─── Data block

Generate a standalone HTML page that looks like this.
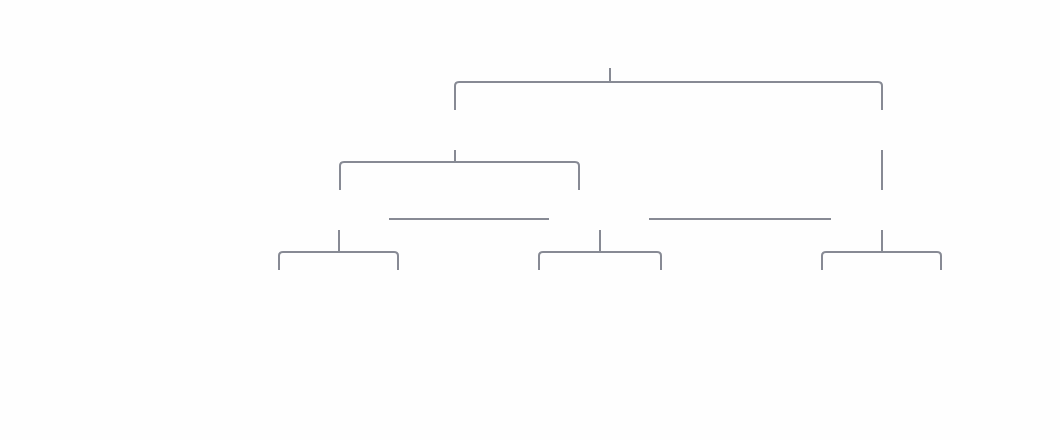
<!DOCTYPE html>
<html><head><meta charset="utf-8"><style>html,body{margin:0;padding:0;background:#fefefe;width:1060px;height:440px;overflow:hidden}</style></head>
<body>
<svg width="1060" height="440" viewBox="0 0 1060 440" xmlns="http://www.w3.org/2000/svg">
<g fill="none" stroke="#878a94" stroke-width="2">
<path d="M610 68 V82"/>
<path d="M455 110 V86 Q455 82 459 82 H878 Q882 82 882 86 V110"/>
<path d="M455 150 V162"/>
<path d="M340 190 V166 Q340 162 344 162 H575 Q579 162 579 166 V190"/>
<path d="M882 150 V190"/>
<path d="M389 219 H549"/>
<path d="M649 219 H831"/>
<path d="M339 230 V252"/>
<path d="M279 270 V256 Q279 252 283 252 H394 Q398 252 398 256 V270"/>
<path d="M600 230 V252"/>
<path d="M539 270 V256 Q539 252 543 252 H657 Q661 252 661 256 V270"/>
<path d="M882 230 V252"/>
<path d="M822 270 V256 Q822 252 826 252 H937 Q941 252 941 256 V270"/>
</g>
</svg>
</body></html>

──────

**What is expected**
Reproduce each line exactly as it appears, omitting the pictures.

**Result below**
Generate a standalone HTML page that looks like this.
<!DOCTYPE html>
<html><head><meta charset="utf-8"><style>html,body{margin:0;padding:0;background:#fefefe;width:1060px;height:440px;overflow:hidden}</style></head>
<body>
<svg width="1060" height="440" viewBox="0 0 1060 440" xmlns="http://www.w3.org/2000/svg">
<g fill="none" stroke="#878a94" stroke-width="2">
<path d="M610 68 V82"/>
<path d="M455 110 V86 Q455 82 459 82 H878 Q882 82 882 86 V110"/>
<path d="M455 150 V162"/>
<path d="M340 190 V166 Q340 162 344 162 H575 Q579 162 579 166 V190"/>
<path d="M882 150 V190"/>
<path d="M389 219 H549"/>
<path d="M649 219 H831"/>
<path d="M339 230 V252"/>
<path d="M279 270 V256 Q279 252 283 252 H394 Q398 252 398 256 V270"/>
<path d="M600 230 V252"/>
<path d="M539 270 V256 Q539 252 543 252 H657 Q661 252 661 256 V270"/>
<path d="M882 230 V252"/>
<path d="M822 270 V256 Q822 252 826 252 H937 Q941 252 941 256 V270"/>
</g>
</svg>
</body></html>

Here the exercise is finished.